21 July 20170 comments

A Human Rights training initiative is helping refugees new to Australia understand their rights and the protections they have under Australian law.

The ‘Human Rights Training Package’ was developed in response to frustrations reported by many refugee communities across Australia who find the laws and rights relating to family life in Australia confusing and challenging.

It was developed by the UNSW Centre for Refugee Research and migrant and refugee settlement agency AMES Australia a part of the Australian Reseach Council funded Linkage Project, titled ‘The Meaning of Rights in Refugee Settlement’.

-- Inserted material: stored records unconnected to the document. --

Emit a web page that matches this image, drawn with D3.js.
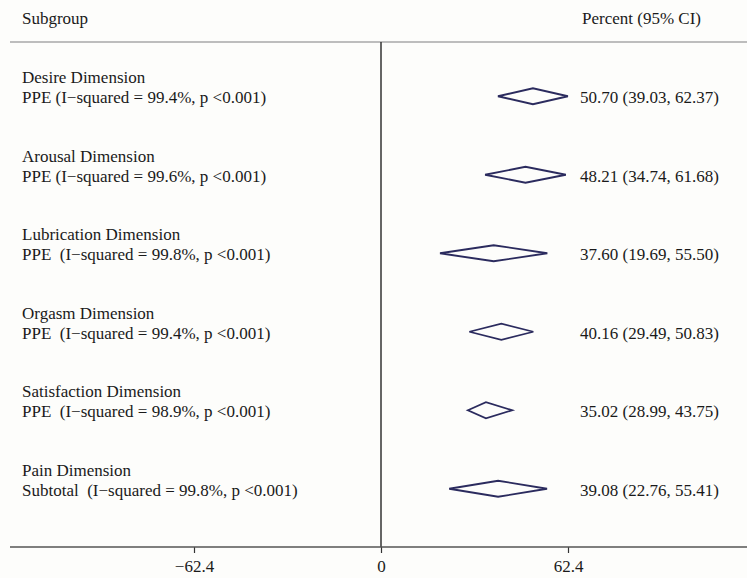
<!DOCTYPE html>
<html><head><meta charset="utf-8">
<script src="https://cdn.jsdelivr.net/npm/d3@7"></script>
<style>
body{margin:0;background:#fdfdfb;}
text{font-family:"Liberation Serif","Times New Roman",serif;font-size:17px;fill:#1a1a1a;white-space:pre;}
</style></head><body>
<svg id="c" width="747" height="578"></svg>
<script>
const groups = ["Desire Dimension","Arousal Dimension","Lubrication Dimension","Orgasm Dimension","Satisfaction Dimension","Pain Dimension"];
const stats = ["PPE (I\u2212squared = 99.4%, p <0.001)","PPE (I\u2212squared = 99.6%, p <0.001)","PPE  (I\u2212squared = 99.8%, p <0.001)","PPE  (I\u2212squared = 99.4%, p <0.001)","PPE  (I\u2212squared = 98.9%, p <0.001)","Subtotal  (I\u2212squared = 99.8%, p <0.001)"];
const est = [50.70,48.21,37.60,40.16,35.02,39.08];
const lower = [39.03,34.74,19.69,29.49,28.99,22.76];
const upper = [62.37,61.68,55.50,50.83,43.75,55.41];
const tickVals = [-62.4,0,62.4];

const svg = d3.select("#c");
const x = d3.scaleLinear().domain([0,62.4]).range([381,568]);
const y = d3.scaleBand().domain(groups).range([50,521]);

// header
svg.append("text").attr("x",22).attr("y",24).text("Subgroup");
svg.append("text").attr("x",582).attr("y",24).text("Percent (95% CI)");
svg.append("line").attr("x1",10).attr("x2",747).attr("y1",42).attr("y2",42).attr("stroke","#bdbdbd").attr("stroke-width",2);

// zero line
svg.append("line").attr("x1",x(0)).attr("x2",x(0)).attr("y1",42).attr("y2",547).attr("stroke","#333").attr("stroke-width",1.5);

// axis
const ax = svg.append("g").attr("transform","translate(0,547)")
  .call(d3.axisBottom(x).tickValues(tickVals).tickSize(6).tickFormat(d=>d===0?"0":d3.format(".1f")(d).replace("-","\u2212")));
ax.select(".domain").remove();
ax.selectAll(".tick line").attr("stroke","#333").attr("stroke-width",1.2);
ax.selectAll(".tick text").attr("font-family","Liberation Serif").attr("font-size",17).attr("fill","#1a1a1a").attr("y",0).attr("dy",0).attr("transform","translate(0,25)");
svg.append("line").attr("x1",10).attr("x2",747).attr("y1",547).attr("y2",547).attr("stroke","#555").attr("stroke-width",1.5);

groups.forEach((g,i)=>{
  const cy = y(g)+y.bandwidth()/2 + 7;
  svg.append("text").attr("x",22).attr("y",cy-13).text(g);
  svg.append("text").attr("x",22).attr("y",cy+7).text(stats[i]);
  const h = 8;
  const pts = [[x(lower[i]),cy],[x(est[i]),cy-h],[x(upper[i]),cy],[x(est[i]),cy+h]];
  svg.append("path").attr("d",d3.line()(pts)+"Z").attr("fill","none").attr("stroke","#2b2b5e").attr("stroke-width",1.8);
  svg.append("text").attr("x",580).attr("y",cy+7).text(`${est[i].toFixed(2)} (${lower[i].toFixed(2)}, ${upper[i].toFixed(2)})`);
});
</script></body></html>
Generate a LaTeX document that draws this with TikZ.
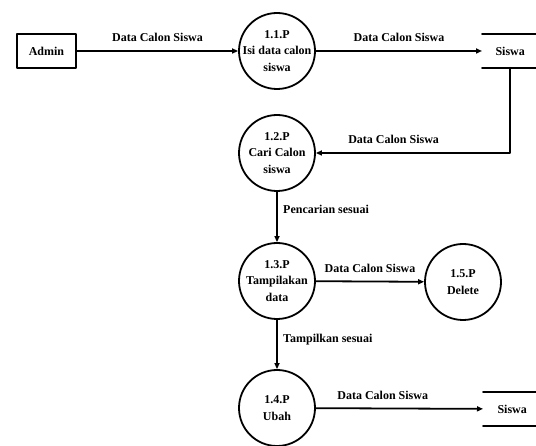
\documentclass[tikz,border=0pt]{standalone}
\usepackage{fontspec}
\setmainfont{Liberation Serif}
\usepackage{tikz}
\usetikzlibrary{arrows.meta}

\begin{document}
\begin{tikzpicture}[x=1pt,y=-1pt,line cap=round,line join=round,
  font=\fontsize{12}{16.5}\selectfont\bfseries,
  >={Triangle[length=6pt,width=5pt]},
  proses/.style={draw,circle,line width=1.8pt,minimum size=76pt,inner sep=-12pt,align=center},
  entitas/.style={draw,rectangle,line width=1.8pt,minimum width=59pt,minimum height=34pt},
  simpan/.style={anchor=west,minimum height=33pt},
  alur/.style={->,line width=1.8pt},
  ket/.style={above=5pt}]
\useasboundingbox (0,0) rectangle (536,446);
% entitas dan proses
\node[entitas] (admin) at (46.5,51) {Admin};
\node[proses] (p11) at (277,51) {1.1.P\\Isi data calon\\siswa};
\node[proses] (p12) at (277,153) {1.2.P\\Cari Calon\\siswa};
\node[proses] (p13) at (277,281) {1.3.P\\Tampilakan\\data};
\node[proses] (p14) at (277,408) {1.4.P\\Ubah};
\node[proses] (p15) at (463,282) {1.5.P\\Delete};
% data store
\node[simpan,minimum width=56pt] (siswa1) at (482,51) {Siswa};
\node[simpan,minimum width=58pt] (siswa2) at (483,409) {Siswa};
\foreach \s in {siswa1,siswa2}{
  \draw[line width=1.8pt] (\s.north west) -- (\s.north east);
  \draw[line width=1.8pt] (\s.south west) -- (\s.south east);
}
% aliran data
\draw[alur] (admin) -- (p11) node[midway,ket] {Data Calon Siswa};
\draw[alur] (p11) -- (siswa1) node[midway,ket] {Data Calon Siswa};
\draw[alur] (siswa1.south) |- (p12) node[pos=0.8,ket] {Data Calon Siswa};
\draw[alur] (p12) -- (p13) node[pos=0.35,right=2pt] {Pencarian sesuai};
\draw[alur] (p13) -- (p15) node[midway,ket] {Data Calon Siswa};
\draw[alur] (p13) -- (p14) node[pos=0.4,right=2pt] {Tampilkan sesuai};
\draw[alur] (p14) -- (siswa2) node[pos=0.4,ket] {Data Calon Siswa};
\end{tikzpicture}
\end{document}
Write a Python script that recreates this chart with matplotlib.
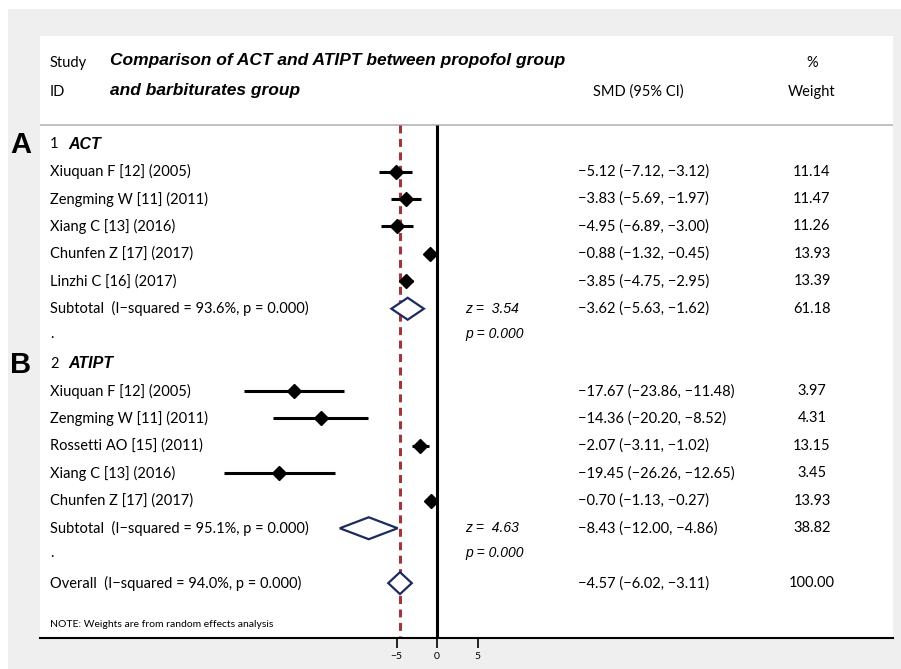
import matplotlib
matplotlib.use("Agg")
import matplotlib.pyplot as plt
from matplotlib.patches import Polygon, Rectangle
from matplotlib.transforms import blended_transform_factory

# ---- data ----
act_studies = ["Xiuquan F [12] (2005)", "Zengming W [11] (2011)", "Xiang C [13] (2016)",
               "Chunfen Z [17] (2017)", "Linzhi C [16] (2017)"]
act_smd = [-5.12, -3.83, -4.95, -0.88, -3.85]
act_lo = [-7.12, -5.69, -6.89, -1.32, -4.75]
act_hi = [-3.12, -1.97, -3.00, -0.45, -2.95]
act_w = [11.14, 11.47, 11.26, 13.93, 13.39]
act_sub = (-3.62, -5.63, -1.62, 61.18)
act_i2 = 93.6
act_z = 3.54

atipt_studies = ["Xiuquan F [12] (2005)", "Zengming W [11] (2011)", "Rossetti AO [15] (2011)",
                 "Xiang C [13] (2016)", "Chunfen Z [17] (2017)"]
atipt_smd = [-17.67, -14.36, -2.07, -19.45, -0.70]
atipt_lo = [-23.86, -20.20, -3.11, -26.26, -1.13]
atipt_hi = [-11.48, -8.52, -1.02, -12.65, -0.27]
atipt_w = [3.97, 4.31, 13.15, 3.45, 13.93]
atipt_sub = (-8.43, -12.00, -4.86, 38.82)
atipt_i2 = 95.1
atipt_z = 4.63

overall = (-4.57, -6.02, -3.11, 100.00)
overall_i2 = 94.0

x_ticks = [-5, 0, 5]

# ---- style ----
TXT = "Lato"
BOLDIT = "Liberation Sans"
FS = 10.5
RED = "#a0353a"
NAVY = "#1c2b5e"


def fmt(v):
    return f"{v:.2f}".replace("-", "\u2212")


def ci_text(e, lo, hi):
    return f"{fmt(e)} ({fmt(lo)}, {fmt(hi)})"


W, H = 901, 669
fig = plt.figure(figsize=(W / 100, H / 100), dpi=100)
fig.patch.set_facecolor("white")
fig.add_artist(Rectangle((8 / W, 0), 1, 1 - 9 / H, transform=fig.transFigure,
                         facecolor="#efefef", edgecolor="none", zorder=0))

left, right, top, bot = 40, 893, 36, 638
ax = fig.add_axes([left / W, 1 - bot / H, (right - left) / W, (bot - top) / H])
ax.set_facecolor("white")
ax.set_zorder(1)

# x scale: 0 at px 437, 8.1 px per unit
ax.set_xlim((left - 437) / 8.1, (right - 437) / 8.1)
ax.set_ylim(18.0, -3.94)
for s in ["left", "right", "top"]:
    ax.spines[s].set_visible(False)
ax.spines["bottom"].set_linewidth(1.5)
ax.set_yticks([])
ax.set_xticks(x_ticks)
ax.set_xticklabels([str(t).replace("-", "\u2212") for t in x_ticks], fontsize=7.5, family=TXT)
ax.tick_params(axis="x", length=7, width=1.2, pad=3)

tr = blended_transform_factory(ax.transAxes, ax.transData)


def fx(px):
    return (px - left) / (right - left)


X_LAB, X_CI, X_W, X_Z = fx(50), fx(578), fx(812), fx(465)

# header
ax.text(X_LAB, -2.95, "Study", transform=tr, fontsize=FS, family=TXT, va="center")
ax.text(X_LAB, -1.9, "ID", transform=tr, fontsize=FS, family=TXT, va="center")
ax.text(fx(110), -3.03, "Comparison of ACT and ATIPT between propofol group", transform=tr,
        fontsize=12.5, family=BOLDIT, weight="bold", style="italic", va="center")
ax.text(fx(110), -1.95, "and barbiturates group", transform=tr,
        fontsize=12.5, family=BOLDIT, weight="bold", style="italic", va="center")
ax.text(fx(638), -1.9, "SMD (95% CI)", transform=tr, fontsize=FS, family=TXT, va="center", ha="center")
ax.text(X_W, -2.95, "%", transform=tr, fontsize=FS, family=TXT, va="center", ha="center")
ax.text(X_W, -1.9, "Weight", transform=tr, fontsize=FS, family=TXT, va="center", ha="center")
ax.axhline(-0.69, color="#b5b5b5", lw=1.2)

# reference lines
ax.vlines(0, -0.69, 18.0, color="black", lw=2.2, zorder=2)
ax.vlines(overall[0], -0.69, 18.0, color=RED, lw=2.2, linestyles=(0, (2.6, 1.8)), zorder=2)


def pooled(y, est, lo, hi):
    h = 0.4
    ax.add_patch(Polygon([(lo, y), (est, y - h), (hi, y), (est, y + h)], closed=True,
                         facecolor="white", edgecolor=NAVY, lw=1.6, zorder=4))


def group(y0, num, name, studies, smd, lo, hi, w, sub, i2, z):
    ax.text(X_LAB, y0, f"{num}", transform=tr, fontsize=FS, family=TXT, va="center")
    ax.text(fx(68), y0, name, transform=tr, fontsize=11.5, family=BOLDIT,
            weight="bold", style="italic", va="center")
    for i, st in enumerate(studies):
        y = y0 + 1 + i
        ax.text(X_LAB, y, st, transform=tr, fontsize=FS, family=TXT, va="center")
        ax.hlines(y, lo[i], hi[i], color="black", lw=2.2, zorder=3)
        ax.plot(smd[i], y, marker="D", ms=7.3, color="black", zorder=5)
        ax.text(X_CI, y, ci_text(smd[i], lo[i], hi[i]), transform=tr, fontsize=FS, family=TXT, va="center")
        ax.text(X_W, y, f"{w[i]:.2f}", transform=tr, fontsize=FS, family=TXT, va="center", ha="center")
    ys = y0 + 1 + len(studies)
    ax.text(X_LAB, ys, f"Subtotal  (I\u2212squared = {i2:.1f}%, p = 0.000)", transform=tr,
            fontsize=FS, family=TXT, va="center")
    pooled(ys, sub[0], sub[1], sub[2])
    ax.text(X_CI, ys, ci_text(sub[0], sub[1], sub[2]), transform=tr, fontsize=FS, family=TXT, va="center")
    ax.text(X_W, ys, f"{sub[3]:.2f}", transform=tr, fontsize=FS, family=TXT, va="center", ha="center")
    ax.text(X_Z, ys, f"z =  {z:.2f}", transform=tr, fontsize=10, family=BOLDIT, style="italic", va="center")
    ax.text(X_Z, ys + 0.92, "p = 0.000", transform=tr, fontsize=10, family=BOLDIT, style="italic", va="center")
    ax.text(X_LAB, ys + 0.92, ".", transform=tr, fontsize=FS, family=TXT, va="center")


group(0, 1, "ACT", act_studies, act_smd, act_lo, act_hi, act_w, act_sub, act_i2, act_z)
group(8, 2, "ATIPT", atipt_studies, atipt_smd, atipt_lo, atipt_hi, atipt_w, atipt_sub, atipt_i2, atipt_z)

# overall
ax.text(X_LAB, 16, f"Overall  (I\u2212squared = {overall_i2:.1f}%, p = 0.000)", transform=tr,
        fontsize=FS, family=TXT, va="center")
pooled(16, overall[0], overall[1], overall[2])
ax.text(X_CI, 16, ci_text(*overall[:3]), transform=tr, fontsize=FS, family=TXT, va="center")
ax.text(X_W, 16, f"{overall[3]:.2f}", transform=tr, fontsize=FS, family=TXT, va="center", ha="center")
ax.text(X_LAB, 17.5, "NOTE: Weights are from random effects analysis", transform=tr,
        fontsize=7.5, family=TXT, va="center")

# panel letters
fig.text(21 / W, 1 - 145 / H, "A", fontsize=21, family=BOLDIT, weight="bold", ha="center", va="center")
fig.text(21 / W, 1 - 365 / H, "B", fontsize=21, family=BOLDIT, weight="bold", ha="center", va="center")

fig.savefig("out.png", dpi=100)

The project also worked with refugee communities and community agencies to explore how understandings of human rights influence refugee settlement in Australia and to develop policy and service responses.

The package includes a booklet titled: ‘Human Rights in Australia: An Introduction for Newly Arrived Refugee Families’.

The booklet details the rights of families in Australia and what they mean. It includes summaries of the Universal Declaration of Human Rights, the Convention on the Rights of the Child, and the Convention on the Elimination of All Forms of Discrimination against Women.

It also includes booklets on women’s rights and children’s rights.

AMES Australia CEO Cath Scarth said that refugee communities had expressed confusion over human rights in families in Australia.

“Sometimes instead of rights being seen as something good about life in Australia, some see rights as negative or as a problem for their family,” Ms Scarth said.

“One of the things we at AMES Australia have learned over many years of supporting newly arrived refugees and migrants settle in Australia is that many of them come with incomplete knowledge of our nation’s legal system as well its customs and widely accepted standards of behaviour,” she said.

“We see a lot of people who struggle because they are not aware of the protections they have under the law when it comes to things like family violence and a whole range of aspects of life in Australia.

Ms Scarth said the initiative was produced with the help of refugee communities.

“This work could not have happened without the help of refugees so I would like to acknowledge the contributions and the input by our refugee communities and their leaders,” she said.

“The package will become a vital resource in helping refugees who are new to this country understand their rights and responsibilities under Australian law and to give them the confidence to seek help or to stand up for themselves,” Ms Scarth said.